Jaffa had come close to capitulation. Unsure of the king’s whereabouts and the fate of his army at Ramla, and surrounded on all sides, the port’s populace were already in desperate straits. But then Sharaf al-Ma‘ali employed a devious tactic. In life, Gerbod of Windeke had apparently borne a passing resemblance to the king. The Muslims now mutilated his corpse, cutting off his head and legs and, having dressed these grisly remains in the purple of royalty, paraded them before Jaffa’s walls, declaiming Baldwin’s death and demanding immediate surrender. Many, including the queen, who once again found herself ensconced in Jaffa, were taken in by this ruse, and began planning to flee the port by ship. It was at this very moment that Baldwin’s ship appeared from the north. The king’s timely arrival buoyed morale and seems to have shaken Sharaf’s resolve. The bulk of the Fatimid army now retreated some distance towards Ascalon, apparently to prepare siege machinery for a full-scale assault, but this gave the Franks an invaluable breathing space within which to regroup.

Baldwin had arrived in time to save Jaffa, but he was too late to intervene in the events at Ramla. On the morning after his escape, Muslim troops stormed Ramla’s town walls and moved in to surround the fortified tower which now held the remnants of Baldwin’s force. The Fatimids began an intense assault siege of this rudimentary structure, undermining its walls and setting fires to smoke out its occupants. By 19 May the trapped Franks were in a hopeless predicament; abandoned by the king, confronting defeat, they chose, in the words of one Latin contemporary, ‘to be destroyed while defending honourably [rather] than to choke and die a wretched death’. Charging from the tower, they mounted a suicidal last stand and were promptly butchered almost to a man. One of the few to survive was Conrad of Germany, who fought with such ferocity, cutting down any who came within sword length, that in the end he was left standing, ringed by the dead and dying. Awestruck, the Fatimid troops offered him the chance to surrender on the promise that he would be spared and taken as a captive to Egypt. Conrad left behind him many who were less fortunate, among them Stephen of Blois, whose death at Ramla finally put to rest the shame of his cowardice at Antioch four years earlier.

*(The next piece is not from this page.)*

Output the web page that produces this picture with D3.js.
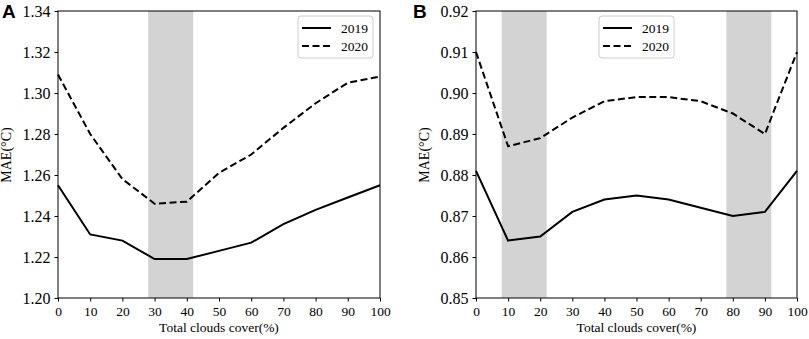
<!DOCTYPE html>
<html>
<head>
<meta charset="utf-8">
<script src="https://cdn.jsdelivr.net/npm/d3@7"></script>
<style>
  body { margin: 0; background: #fff; }
  svg text { font-family: "Liberation Serif", "Times New Roman", serif; fill: #000; }
  .panel-label { font-family: "Liberation Sans", Arial, sans-serif; font-weight: bold; }
</style>
</head>
<body>
<div id="chart"></div>
<script>
// cloud cover categories (%)
var cloudCover = [0, 10, 20, 30, 40, 50, 60, 70, 80, 90, 100];

// panel A
var maeA2019 = [1.255, 1.231, 1.228, 1.219, 1.219, 1.223, 1.227, 1.236, 1.243, 1.249, 1.255];
var maeA2020 = [1.309, 1.280, 1.258, 1.246, 1.247, 1.261, 1.270, 1.283, 1.295, 1.305, 1.308];
var ticksA = [1.20, 1.22, 1.24, 1.26, 1.28, 1.30, 1.32, 1.34];
var shadeA = [[28, 42]];

// panel B
var maeB2019 = [0.881, 0.864, 0.865, 0.871, 0.874, 0.875, 0.874, 0.872, 0.870, 0.871, 0.881];
var maeB2020 = [0.910, 0.887, 0.889, 0.894, 0.898, 0.899, 0.899, 0.898, 0.895, 0.890, 0.910];
var ticksB = [0.85, 0.86, 0.87, 0.88, 0.89, 0.90, 0.91, 0.92];
var shadeB = [[8, 22], [78, 92]];

var xTicks = [0, 10, 20, 30, 40, 50, 60, 70, 80, 90, 100];

var svg = d3.select("#chart").append("svg")
    .attr("width", 809)
    .attr("height", 339);

function drawPanel(opt) {
    var x = d3.scaleLinear().domain([0, 100]).range([opt.left, opt.right]);
    var y = d3.scaleLinear().domain([opt.yTicks[0], opt.yTicks[opt.yTicks.length - 1]]).range([298, 11]);
    var g = svg.append("g");

    // shaded spans
    g.selectAll("rect.shade").data(opt.shade).enter().append("rect")
        .attr("class", "shade")
        .attr("x", d => x(d[0]))
        .attr("width", d => x(d[1]) - x(d[0]))
        .attr("y", 11)
        .attr("height", 298 - 11)
        .attr("fill", "#d3d3d3");

    var line = d3.line().x((d, i) => x(cloudCover[i])).y(d => y(d));

    g.append("path").datum(opt.s2019)
        .attr("d", line).attr("fill", "none")
        .attr("stroke", "#000").attr("stroke-width", 2);
    g.append("path").datum(opt.s2020)
        .attr("d", line).attr("fill", "none")
        .attr("stroke", "#000").attr("stroke-width", 2)
        .attr("stroke-dasharray", "7,3.5");

    // frame
    g.append("rect")
        .attr("x", opt.left).attr("y", 11)
        .attr("width", opt.right - opt.left).attr("height", 298 - 11)
        .attr("fill", "none").attr("stroke", "#000").attr("stroke-width", 1);

    var xAxis = g.append("g")
        .attr("transform", "translate(0,298)")
        .call(d3.axisBottom(x).tickValues(xTicks).tickSize(3.5).tickPadding(5).tickFormat(d3.format("d")));
    xAxis.select(".domain").remove();
    xAxis.selectAll("text").style("font-size", "13.5px");

    var yAxis = g.append("g")
        .attr("transform", "translate(" + opt.left + ",0)")
        .call(d3.axisLeft(y).tickValues(opt.yTicks).tickSize(3.5).tickPadding(4).tickFormat(d3.format(".2f")));
    yAxis.select(".domain").remove();
    yAxis.selectAll("text").style("font-size", "16px");

    g.append("text")
        .attr("x", (opt.left + opt.right) / 2)
        .attr("y", 332)
        .attr("text-anchor", "middle")
        .style("font-size", "13.5px")
        .text("Total clouds cover(%)");

    g.append("text")
        .attr("transform", "translate(" + (opt.left - 47) + ",155) rotate(-90)")
        .attr("text-anchor", "middle")
        .style("font-size", "14px")
        .text("MAE(\u00B0C)");

    g.append("text")
        .attr("class", "panel-label")
        .attr("x", opt.labelX)
        .attr("y", 18)
        .style("font-size", "19px")
        .text(opt.label);

    // legend
    var lg = g.append("g").attr("transform", "translate(" + opt.legendX + ",16)");
    lg.append("rect")
        .attr("width", 75).attr("height", 42).attr("rx", 3)
        .attr("fill", "#fff").attr("stroke", "#ccc").attr("stroke-width", 1);
    var items = [{ name: "2019", dash: null }, { name: "2020", dash: "7,3.5" }];
    items.forEach(function (it, i) {
        var yy = 12 + i * 18;
        lg.append("line")
            .attr("x1", 4).attr("x2", 33).attr("y1", yy).attr("y2", yy)
            .attr("stroke", "#000").attr("stroke-width", 2)
            .attr("stroke-dasharray", it.dash);
        lg.append("text")
            .attr("x", 43).attr("y", yy + 4.5)
            .style("font-size", "13.5px")
            .text(it.name);
    });
}

drawPanel({ left: 58, right: 380, yTicks: ticksA, s2019: maeA2019, s2020: maeA2020,
    shade: shadeA, label: "A", labelX: 2, legendX: 298 });
drawPanel({ left: 476, right: 797, yTicks: ticksB, s2019: maeB2019, s2020: maeB2020,
    shade: shadeB, label: "B", labelX: 413, legendX: 599 });
</script>
</body>
</html>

The disaster at Ramla proved to be the low point in Frankish fortunes that year. At the start of June 1102 Baldwin rallied troops from across the kingdom, including a contingent from Jerusalem bearing the True Cross. His forces were also boosted by the arrival of a sizeable pilgrim fleet. Now in command of a full field army, Baldwin launched an immediate counter-attack on the ill-prepared Egyptians. Sharaf’s indecisive generalship had already sewn the seeds of discontent among the Fatimids; in the face of this sudden Frankish assault, they were soon routed. The number of Muslim fatalities was limited and the pickings after the battle were rather paltry–some camels and asses–but the ‘crusader’ kingdom had, nonetheless, been saved.60

Between Egypt and Damascus

In these fragile, formative years the Latins of Jerusalem were extremely fortunate that no alliance existed between Shi‘ite Egypt and the great Sunni Syrian power of Damascus. Had Baldwin faced such a combined threat in 1101 or 1102, the meagre resources of his kingdom might have been overwhelmed. As it was, Duqaq of Damascus pursued a subdued policy of détente with Frankish Palestine for the remainder of his life. Stung by the memory of defeat at the Dog River, content to allow the Christians to block Fatimid ambitions in the Holy Land, Duqaq maintained a stance of neutrality. But with his premature death in 1104 at the age of just twenty-one, Damascus was to adopt a new policy.

After a brief but ugly contest, Duqaq’s leading lieutenant, the Atabeg* Tughtegin, took control of the city. As husband to Duqaq’s scheming widowed mother, Safwat, he had long waited in the wings; indeed, it was even rumoured that Duqaq’s untimely demise had been the result of poisoning organised by Tughtegin himself. Now, the atabeg’s gift for devious political intrigue and his casual, at times chillingly capricious, attitude to brutality propelled him into power. In 1105 the atabeg accepted a renewed overture for military cooperation from Egypt. Fortunately for the Franks, however, this unprecedented Sunni–Shi‘ite coalition had its limits. Perhaps still harbouring doubts about his new allies, Tughtegin stopped short of organising a full-scale Damascene invasion of Palestine. Instead, he contributed a force of 1,500 archers when al-Afdal sent a third army, under another of his sons, north to Ascalon in the summer of 1105.

With an Egyptian fleet also harrying Jaffa, Baldwin I recognised that the port would soon be besieged and his realm once again destabilised. Stealing the initiative, he summoned the patriarch of Jerusalem and the True Cross and moved to engage the Fatimid army head-on near Ramla. On this occasion he commanded around 500 knights and 2,000 infantry, but even so they must have been significantly outnumbered. For the third time in four years, however, Egyptian martial indiscipline allowed Baldwin to rout his enemy and secure a narrow victory. The casualties on both sides were roughly equal, but the encounter nonetheless had a ruinous effect on Fatimid morale. The Muslim ruler of Ascalon was slain in the battle; Baldwin ordered the emir’s decapitation and then had his severed head taken to Jaffa and brandished before the Egyptian fleet to encourage their hasty departure.